How to Find a Gold Mine: Resources on Where to Find Gold Mines
There are plenty or reasons why amateur gold prospectors might be interested in how to find gold mines–whether active or abandoned–in their state. As we’ve said before many times on this blog, the best place for panning, prospecting or metal detecting for gold is in geographic locations where it has been found in the past. If gold has been extracted from a general area previously–even if it was many decades ago–then the odds are that it still exists there for someone to find. An area where a gold mine once existed is a very likely place for your to find gold nuggets, flakes and dust in small amounts today.
Remember: just because a gold mine was abandoned doesn’t mean that they extracted all of the gold out of the area. On the contrary, there is almost certainly plenty of gold deposit traces left in the general vicinity of almost every abandoned gold mine. Two important questions, though, are how much gold remains, and how easy it is to find.
Prospecting for gold around the locations of closed gold mines can be done in several ways, but the methods most likely to produce results are panning for flakes in nearby creeks and streams, or metal detecting for gold nuggets below the ground. After you’ve identified locations of nearby abandoned gold mines, it will help if you can do some research on what kind of gold was mined there, how prominent it was, and whether or not amateur prospectors have panned or metal detected for gold successfully in that area.
Another consideration when trying to find gold mines is whether or not amateur prospecting, metal detecting and panning is allowed on the property today. If the land is private, then you can’t prospect for gold there without permission from the owners, and you could get into legal trouble if you trespass on the land. If it’s public land or owned by the federal or state government, then it might allow certain forms of recreational prospecting.
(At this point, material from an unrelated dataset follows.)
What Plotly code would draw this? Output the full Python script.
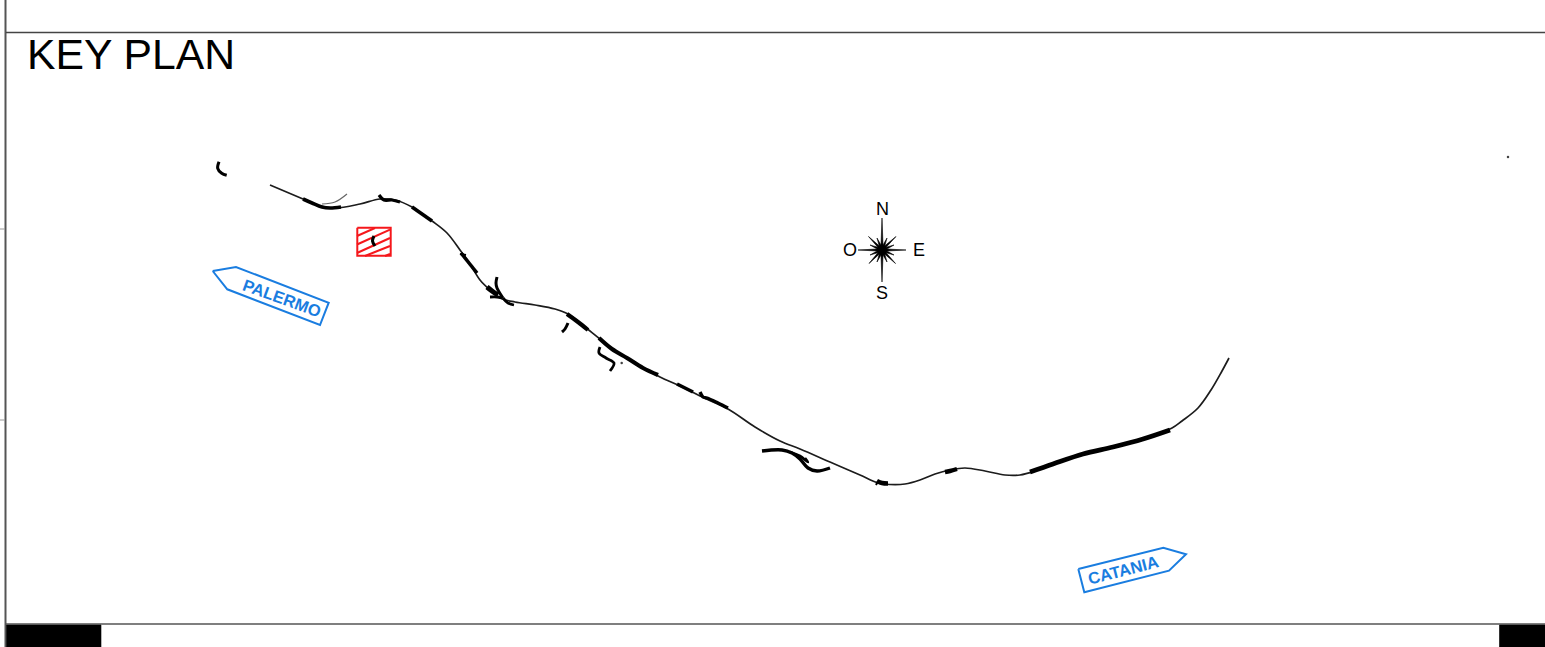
import plotly.graph_objects as go

TITLE = "KEY PLAN"
CITY_LABELS = ["PALERMO", "CATANIA"]
CITY_LABEL_X = [282, 1123]
CITY_LABEL_Y = [298.5, 570]
CITY_LABEL_ANGLE = [20, -14.5]
COMPASS_LETTERS = ["N", "S", "O", "E"]
COMPASS_LETTER_X = [882, 882, 850, 919]
COMPASS_LETTER_Y = [209, 292.5, 250, 250]

track_x = [270,303,320,335,360,380,395,412,432,447,460,470,480,490,500,515,535,555,568,585,600,620,640,660,680,700,728,755,780,800,830,860,878,890,905,920,935,950,965,985,1005,1020,1035,1060,1085,1110,1135,1150,1172,1182,1198,1211,1222,1229]
track_y = [185,199,206,208,204,199,200,207,221,233,250,264,280,290,298,302,305,309,314,327,339,354,366,377,386,396,409,427,441,449,462,475,483,484.5,484,480,474,470,468,471,475,475,471,461,453,447,441,436,428,421,408,390,371,358]

branch_grey_x = [322,335,347]
branch_grey_y = [204,202,194]

seg_a_x, seg_a_y = [303,312,322,330,341], [199,203,207,208,207]
seg_b_x, seg_b_y = [379,384,392,400], [195,200,200,202]
seg_c_x, seg_c_y = [412,422,432], [207,214,221]
seg_d_x, seg_d_y = [461,469,477], [253,263,273]
seg_e_x, seg_e_y = [487,492,498], [287,291,295]
seg_f_x, seg_f_y = [497,496,497,503], [277,283,288,298]
seg_g_x, seg_g_y = [490,497,502], [297,297,298]
seg_h_x, seg_h_y = [503,508,514], [298,303,305]
seg_i_x, seg_i_y = [567,578,588], [314,322,330]
seg_j_x, seg_j_y = [599,612,627,643,658], [338,349,358,368,375]
seg_k_x, seg_k_y = [568,565,562], [323,329,332]
seg_l_x, seg_l_y = [600,599,606,614,610], [347,353,358,363,371]
seg_m_x, seg_m_y = [677,685,693], [384,388,392]
seg_n_x, seg_n_y = [700,703,707,718,728], [392,397,398,403,408]
seg_o_x, seg_o_y = [762,782,792,800,808,817,830], [451,450,453,459,468,471,468]
seg_p_x, seg_p_y = [790,800,808,805], [452,456,462,458]
seg_q_x, seg_q_y = [877,882,888], [481,483,483.5]
seg_r_x, seg_r_y = [945,950,957], [472,471,469]
seg_s_x, seg_s_y = [1030,1053,1083,1113,1143,1170], [472,464,454,447,439,430]
seg_t_x, seg_t_y = [219,217.7,221.7,226.7], [161.7,168.3,173.3,175.3]
seg_u_x, seg_u_y = [374,372.5,375], [236,241,246]
seg_v_x, seg_v_y = [460,466], [254,255]
seg_w_x, seg_w_y = [876,878], [485,481]

speck_x = [621.7, 1508]
speck_y = [363, 157]

red_box_x = [357.3,390.7,390.7,357.3,357.3]
red_box_y = [227.7,227.7,255.7,255.7,227.7]
hatch_x = [357,375,None,357,390,None,357,390,None,365,390,None,385,390]
hatch_y = [236,228,None,244.5,229.6,None,253,238,None,256,246,None,256,254]

palermo_x = [212.7,236,328.7,320,227.3,212.7]
palermo_y = [271,267,302.7,325,289.3,271]
catania_x = [1078.3,1163.3,1186,1169,1084.3,1078.3]
catania_y = [569,547.7,554.3,570.7,592.3,569]

star_x = [882,883,887,884.8,896,886.2,894,886.9,906,886.9,894,886.2,895.5,884.8,887,883,882,881,877,879.2,869,877.8,870,877.1,858,877.1,870,877.8,868.5,879.2,877,881,882]
star_y = [218,245.1,238,245.8,236.5,247.2,245,249,250,251,255,252.8,263.5,254.2,262,254.9,282,254.9,262,254.2,263.5,252.8,255,251,250,249,245,247.2,236.5,245.8,238,245.1,218]

frame_v_x, frame_v_y = [5.5,5.5], [0,647]
frame_top_x, frame_top_y = [6,1545], [32.5,32.5]
frame_bot_x, frame_bot_y = [6,1545], [624,624]
tick1_x, tick1_y = [0,5], [229,229]
tick2_x, tick2_y = [0,5], [420,420]
block_l_x, block_l_y = [6.5,101,101,6.5,6.5], [625,625,647,647,625]
block_r_x, block_r_y = [1499.5,1545,1545,1499.5,1499.5], [625,625,647,647,625]

BLUE = "#1a7de0"
RED = "#f5171b"
fig = go.Figure()

def line(x, y, color="#000000", width=1.0, shape="linear"):
    fig.add_trace(go.Scatter(x=x, y=y, mode="lines", hoverinfo="skip", showlegend=False,
                             connectgaps=False,
                             line=dict(color=color, width=width, shape=shape)))

def poly(x, y, fill):
    fig.add_trace(go.Scatter(x=x, y=y, mode="lines", fill="toself", fillcolor=fill,
                             hoverinfo="skip", showlegend=False,
                             line=dict(color=fill, width=0.6)))

line(frame_v_x, frame_v_y, "#555555", 2)
line(frame_top_x, frame_top_y, "#444444", 1.6)
line(frame_bot_x, frame_bot_y, "#555555", 1.6)
line(tick1_x, tick1_y, "#999999", 1)
line(tick2_x, tick2_y, "#999999", 1)
poly(block_l_x, block_l_y, "#000000")
poly(block_r_x, block_r_y, "#000000")

line(branch_grey_x, branch_grey_y, "#666666", 1.2, "spline")
line(track_x, track_y, "#1c1c1c", 1.7, "spline")

for sx, sy, w in [
    (seg_a_x, seg_a_y, 3.6), (seg_b_x, seg_b_y, 3.2), (seg_c_x, seg_c_y, 3.6),
    (seg_d_x, seg_d_y, 3.6), (seg_e_x, seg_e_y, 5), (seg_f_x, seg_f_y, 3),
    (seg_g_x, seg_g_y, 2.8), (seg_h_x, seg_h_y, 2.8), (seg_i_x, seg_i_y, 4.2),
    (seg_j_x, seg_j_y, 4.2), (seg_k_x, seg_k_y, 3), (seg_l_x, seg_l_y, 2.8),
    (seg_m_x, seg_m_y, 3.6), (seg_n_x, seg_n_y, 3.4), (seg_o_x, seg_o_y, 3.4),
    (seg_p_x, seg_p_y, 2.6), (seg_q_x, seg_q_y, 4.4), (seg_r_x, seg_r_y, 4.4),
    (seg_s_x, seg_s_y, 4.8), (seg_t_x, seg_t_y, 3), (seg_v_x, seg_v_y, 2),
    (seg_w_x, seg_w_y, 2),
]:
    line(sx, sy, "#000000", w, "spline")

fig.add_trace(go.Scatter(x=speck_x, y=speck_y, mode="markers", hoverinfo="skip", showlegend=False,
                         marker=dict(color="#444444", size=2.5)))

line(hatch_x, hatch_y, RED, 2)
line(red_box_x, red_box_y, RED, 2)
line(seg_u_x, seg_u_y, "#000000", 3, "spline")

line(palermo_x, palermo_y, BLUE, 2)
line(catania_x, catania_y, BLUE, 2)
poly(star_x, star_y, "#000000")

annotations = [dict(x=25, y=54.3, text=TITLE, xanchor="left", yanchor="middle", showarrow=False,
                    font=dict(family="Liberation Sans", size=42.7, color="#000000"))]
for t, x, y, a in zip(CITY_LABELS, CITY_LABEL_X, CITY_LABEL_Y, CITY_LABEL_ANGLE):
    annotations.append(dict(x=x, y=y, text="<b>%s</b>" % t, textangle=a, showarrow=False,
                            font=dict(family="Liberation Sans", size=16.6, color=BLUE)))
for t, x, y in zip(COMPASS_LETTERS, COMPASS_LETTER_X, COMPASS_LETTER_Y):
    annotations.append(dict(x=x, y=y, text=t, showarrow=False,
                            font=dict(family="Liberation Sans", size=18, color="#000000")))

fig.update_layout(
    width=1545, height=647, margin=dict(l=0, r=0, t=0, b=0, pad=0),
    paper_bgcolor="#ffffff", plot_bgcolor="#ffffff", showlegend=False,
    annotations=annotations,
    xaxis=dict(range=[0, 1545], visible=False, fixedrange=True),
    yaxis=dict(range=[647, 0], visible=False, fixedrange=True),
)
fig.write_html("out.html", config={"displayModeBar": False},
               post_script="document.body.style.margin='0';document.body.style.overflow='hidden';")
Always remain realistic with your expectations when you prospect for gold at the site of a former mine. The truth is that if an abandoned mine still has plenty of easily-found gold still lying around, then the odds are that it has already been identified by panners and prospectors and will already be a well-known, popular spot for recreational prospecting. That doesn’t mean that you can’t still find gold at that location, but you should do it because you enjoy the outdoor activity, not because you think you’re going to strike it rich after an afternoon of panning in a river or creek.
States where large scale gold mines have operated include Alabama, Alaska, Arizona, California, Colorado, Florida, Georgia, Idaho, Maryland, Michigan, Montana, Nevada, New Mexico, North Carolina, Oregon, Pennsylvania, South Carolina, South Dakota, Tennessee, Texas, Utah, Virginia, Washington and Wyoming.